What you should do
Copy all the material below, exactly as it stands.

** START Stored data **

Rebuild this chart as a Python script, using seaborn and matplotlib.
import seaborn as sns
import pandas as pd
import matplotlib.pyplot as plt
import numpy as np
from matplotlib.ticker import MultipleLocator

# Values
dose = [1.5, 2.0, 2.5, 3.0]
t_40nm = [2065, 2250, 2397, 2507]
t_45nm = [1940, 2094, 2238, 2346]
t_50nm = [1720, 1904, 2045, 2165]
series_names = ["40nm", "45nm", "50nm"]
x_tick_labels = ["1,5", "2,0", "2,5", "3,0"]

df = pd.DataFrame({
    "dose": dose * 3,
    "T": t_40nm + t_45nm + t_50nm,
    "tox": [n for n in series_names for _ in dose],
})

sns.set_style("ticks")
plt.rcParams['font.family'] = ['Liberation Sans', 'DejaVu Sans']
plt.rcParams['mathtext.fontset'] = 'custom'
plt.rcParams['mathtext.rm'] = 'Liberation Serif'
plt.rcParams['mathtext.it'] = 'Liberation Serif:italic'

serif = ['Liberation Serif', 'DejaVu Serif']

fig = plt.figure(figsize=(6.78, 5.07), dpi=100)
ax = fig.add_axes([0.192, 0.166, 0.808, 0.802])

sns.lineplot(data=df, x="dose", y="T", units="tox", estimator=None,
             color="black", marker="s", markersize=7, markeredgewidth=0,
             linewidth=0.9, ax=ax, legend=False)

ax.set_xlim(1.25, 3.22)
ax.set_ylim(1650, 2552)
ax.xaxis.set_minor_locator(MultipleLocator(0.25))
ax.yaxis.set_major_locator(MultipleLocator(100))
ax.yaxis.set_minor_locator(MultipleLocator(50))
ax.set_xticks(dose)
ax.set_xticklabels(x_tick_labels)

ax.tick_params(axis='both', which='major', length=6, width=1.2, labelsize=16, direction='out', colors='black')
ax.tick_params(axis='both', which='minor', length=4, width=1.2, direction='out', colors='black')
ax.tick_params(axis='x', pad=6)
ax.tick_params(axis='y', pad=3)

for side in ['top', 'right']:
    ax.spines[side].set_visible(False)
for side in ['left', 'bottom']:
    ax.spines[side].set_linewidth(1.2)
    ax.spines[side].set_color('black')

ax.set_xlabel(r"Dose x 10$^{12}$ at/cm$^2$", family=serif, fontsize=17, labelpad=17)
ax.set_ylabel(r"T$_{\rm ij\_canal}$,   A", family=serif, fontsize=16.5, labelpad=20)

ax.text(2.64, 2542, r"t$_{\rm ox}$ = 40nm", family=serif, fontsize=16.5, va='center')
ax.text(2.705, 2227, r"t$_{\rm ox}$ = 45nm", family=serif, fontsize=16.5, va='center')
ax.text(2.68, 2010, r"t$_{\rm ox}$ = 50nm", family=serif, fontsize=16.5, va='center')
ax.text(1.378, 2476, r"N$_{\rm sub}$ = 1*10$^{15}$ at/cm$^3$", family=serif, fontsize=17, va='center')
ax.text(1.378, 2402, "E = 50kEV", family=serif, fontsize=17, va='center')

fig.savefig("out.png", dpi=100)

** END Stored data **

Result of the exercise
Rebuild this chart as a Python script, using seaborn and matplotlib.
import seaborn as sns
import pandas as pd
import matplotlib.pyplot as plt
import numpy as np
from matplotlib.ticker import MultipleLocator

# Values
dose = [1.5, 2.0, 2.5, 3.0]
t_40nm = [2065, 2250, 2397, 2507]
t_45nm = [1940, 2094, 2238, 2346]
t_50nm = [1720, 1904, 2045, 2165]
series_names = ["40nm", "45nm", "50nm"]
x_tick_labels = ["1,5", "2,0", "2,5", "3,0"]

df = pd.DataFrame({
    "dose": dose * 3,
    "T": t_40nm + t_45nm + t_50nm,
    "tox": [n for n in series_names for _ in dose],
})

sns.set_style("ticks")
plt.rcParams['font.family'] = ['Liberation Sans', 'DejaVu Sans']
plt.rcParams['mathtext.fontset'] = 'custom'
plt.rcParams['mathtext.rm'] = 'Liberation Serif'
plt.rcParams['mathtext.it'] = 'Liberation Serif:italic'

serif = ['Liberation Serif', 'DejaVu Serif']

fig = plt.figure(figsize=(6.78, 5.07), dpi=100)
ax = fig.add_axes([0.192, 0.166, 0.808, 0.802])

sns.lineplot(data=df, x="dose", y="T", units="tox", estimator=None,
             color="black", marker="s", markersize=7, markeredgewidth=0,
             linewidth=0.9, ax=ax, legend=False)

ax.set_xlim(1.25, 3.22)
ax.set_ylim(1650, 2552)
ax.xaxis.set_minor_locator(MultipleLocator(0.25))
ax.yaxis.set_major_locator(MultipleLocator(100))
ax.yaxis.set_minor_locator(MultipleLocator(50))
ax.set_xticks(dose)
ax.set_xticklabels(x_tick_labels)

ax.tick_params(axis='both', which='major', length=6, width=1.2, labelsize=16, direction='out', colors='black')
ax.tick_params(axis='both', which='minor', length=4, width=1.2, direction='out', colors='black')
ax.tick_params(axis='x', pad=6)
ax.tick_params(axis='y', pad=3)

for side in ['top', 'right']:
    ax.spines[side].set_visible(False)
for side in ['left', 'bottom']:
    ax.spines[side].set_linewidth(1.2)
    ax.spines[side].set_color('black')

ax.set_xlabel(r"Dose x 10$^{12}$ at/cm$^2$", family=serif, fontsize=17, labelpad=17)
ax.set_ylabel(r"T$_{\rm ij\_canal}$,   A", family=serif, fontsize=16.5, labelpad=20)

ax.text(2.64, 2542, r"t$_{\rm ox}$ = 40nm", family=serif, fontsize=16.5, va='center')
ax.text(2.705, 2227, r"t$_{\rm ox}$ = 45nm", family=serif, fontsize=16.5, va='center')
ax.text(2.68, 2010, r"t$_{\rm ox}$ = 50nm", family=serif, fontsize=16.5, va='center')
ax.text(1.378, 2476, r"N$_{\rm sub}$ = 1*10$^{15}$ at/cm$^3$", family=serif, fontsize=17, va='center')
ax.text(1.378, 2402, "E = 50kEV", family=serif, fontsize=17, va='center')

fig.savefig("out.png", dpi=100)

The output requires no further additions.